One of the biggest wild cards with common assessments and NAEP is whether states would agree to use common “performance standards”—uniform measures for judging whether students are proficient or struggling academically. Those benchmarks could be produced by using common cutoff scores on tests across states.
If states were unwilling to do that, then NAEP, which reports student scores in three main achievement categories—“basic,” “proficient,” and “advanced,” in addition to “below basic”—would remain as an “independent verifier,” said Gregory J. Cizek, a professor of educational measurement and evaluation at the University of North Carolina at Chapel Hill.
“If you can’t get people to buy in to common performance standards, then there’s a role for the NAEP,” said Mr. Cizek, who recently ended a term on NAGB.

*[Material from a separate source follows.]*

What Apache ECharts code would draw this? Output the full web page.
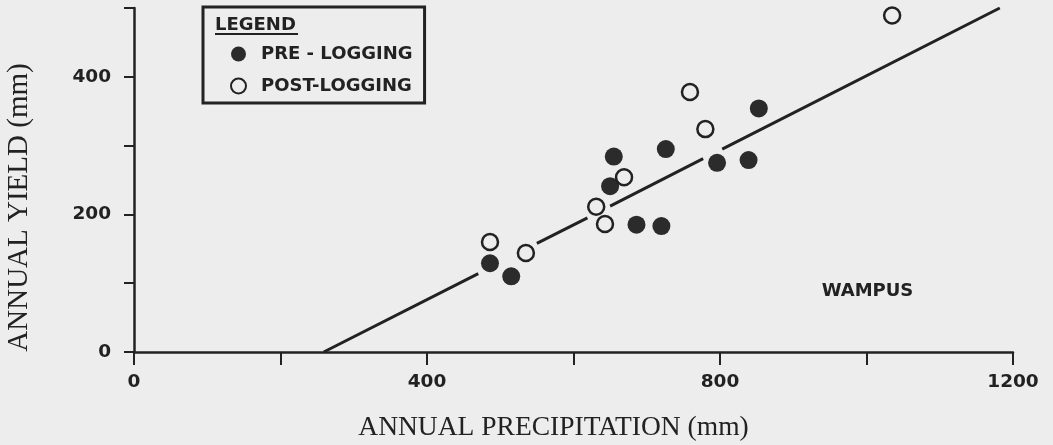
<!DOCTYPE html>
<html>
<head>
<meta charset="utf-8">
<script src="https://cdn.jsdelivr.net/npm/echarts@6/dist/echarts.min.js"></script>
<style>
html,body{margin:0;padding:0;background:#ededed;}
#chart{width:1053px;height:445px;}
</style>
</head>
<body>
<div id="chart"></div>
<script>
// Pre-logging (filled) points: annual precipitation (mm) vs annual yield (mm)
const preX = [486, 515, 650, 655, 686, 720, 726, 796, 839, 853];
const preY = [129, 110, 241, 284, 185, 183, 295, 275, 279, 354];
// Post-logging (open) points
const postX = [486, 535, 631, 643, 669, 759, 780, 1035];
const postY = [160, 144, 211, 186, 254, 378, 324, 489];
// Fitted line, drawn in broken segments (null = gap)
const lineX = [259, 470, null, 550, 619, null, 650, 777, null, 803, 1182];
const lineY = [0, 114, null, 158, 195, null, 212, 281, null, 295, 500];
// Tick labels
const xTickLabels = [0, 400, 800, 1200];
const yTickLabels = [0, 200, 400];

const INK = '#222';
const BG = '#ededed';
const sans = '"DejaVu Sans", sans-serif';
const serif = '"Liberation Serif", "DejaVu Serif", serif';

const pre = preX.map((x, i) => [x, preY[i]]);
const post = postX.map((x, i) => [x, postY[i]]);
const fit = lineX.map((x, i) => x === null ? ['-', '-'] : [x, lineY[i]]);

const chart = echarts.init(document.getElementById('chart'));
chart.setOption({
  backgroundColor: BG,
  animation: false,
  grid: { left: 134, right: 40, top: 8, bottom: 93 },
  xAxis: {
    type: 'value', min: 0, max: 1200, interval: 200,
    splitLine: { show: false },
    axisLine: { lineStyle: { color: INK, width: 2.5 } },
    axisTick: { length: 13, lineStyle: { color: INK, width: 2 } },
    axisLabel: {
      margin: 21, color: INK, fontFamily: sans, fontWeight: 'bold', fontSize: 18.5,
      formatter: v => xTickLabels.includes(v) ? String(v) : ''
    }
  },
  yAxis: {
    type: 'value', min: 0, max: 500, interval: 100,
    splitLine: { show: false },
    axisLine: { show: true, lineStyle: { color: INK, width: 2.5 } },
    axisTick: { show: true, length: 10, lineStyle: { color: INK, width: 2 } },
    axisLabel: {
      margin: 23, color: INK, fontFamily: sans, fontWeight: 'bold', fontSize: 18.5,
      formatter: v => yTickLabels.includes(v) ? String(v) : ''
    }
  },
  legend: {
    orient: 'vertical',
    left: 203, top: 7,
    data: ['PRE - LOGGING', 'POST-LOGGING'],
    borderColor: INK, borderWidth: 3,
    padding: [38, 12, 8, 27],
    itemWidth: 15, itemHeight: 15, itemGap: 14,
    textStyle: { color: INK, fontFamily: sans, fontWeight: 'bold', fontSize: 18, padding: [0, 0, 0, 10] }
  },
  graphic: [
    { type: 'text', left: 215, top: 16, style: { text: 'LEGEND', fill: INK, font: 'bold 18px ' + sans } },
    { type: 'line', shape: { x1: 215, y1: 34, x2: 298, y2: 34 }, style: { stroke: INK, lineWidth: 2 } },
    { type: 'text', x: 867.5, y: 291, style: { text: 'WAMPUS', fill: INK, font: 'bold 18px ' + sans, textAlign: 'center', textVerticalAlign: 'middle' } },
    { type: 'text', x: 553.5, y: 428, style: { text: 'ANNUAL PRECIPITATION (mm)', fill: INK, font: '27.5px ' + serif, textAlign: 'center', textVerticalAlign: 'middle' } },
    { type: 'text', x: 19, y: 207.5, rotation: Math.PI / 2, style: { text: 'ANNUAL YIELD (mm)', fill: INK, font: '29px ' + serif, textAlign: 'center', textVerticalAlign: 'middle' } }
  ],
  series: [
    {
      name: 'fit', type: 'line', data: fit, showSymbol: false, symbol: 'none',
      connectNulls: false, silent: true,
      lineStyle: { color: INK, width: 3 }, z: 1
    },
    {
      name: 'PRE - LOGGING', type: 'scatter', data: pre, symbol: 'circle', symbolSize: 18,
      itemStyle: { color: '#2b2b2b', opacity: 1 }, z: 3
    },
    {
      name: 'POST-LOGGING', type: 'scatter', data: post, symbol: 'circle', symbolSize: 16,
      itemStyle: { color: BG, borderColor: INK, borderWidth: 2.5, opacity: 1 }, z: 3
    }
  ]
});
</script>
</body>
</html>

While the NGA’s Mr. Linn said that he believes it is important to reduce the discrepancies in how states set proficiency standards, he added that common-core organizers and states officials are a long way from making a decision about performance benchmarks.
New Role for NAGB?
In addition, common-core officials have barely begun to discuss standards and tests in subjects
other than reading and math. That means NAEP, with its broad menu of subject-matter tests, is likely to remain relevant for the foreseeable future, Mr. Cizek argued.
Whatever becomes of NAEP, policymakers should consider giving the 26-member governing board a direct role in the common-core undertaking, said Mr. Finn, a former NAGB chairman. The project will eventually need a more permanent organization to oversee and revise common standards and assessments, and Mr. Finn believes NAGB could fill that role.
Others question the feasibility of such a change. Mr. Cizek said it could transform NAGB into more of a “political entity.” While governing-board members are appointed by the secretary of education, NAGB was was established in 1988 by Congress as independent of both the agency and the secretary.
Because their roles are defined in federal law, any change to the role of NAEP or the governing board would almost certainly require congressional action, said Ms. Orr, NAGB’s director. She said the governing board has so far decided not to issue a position paper on the standards and assessment project because “there’s so much that’s unknown” about where it will lead.
NAGB has had general discussions, though, with the common-core organizers, including an appearance by NGA and CCSSO officials at the board’s quarterly meeting in August to talk about the project.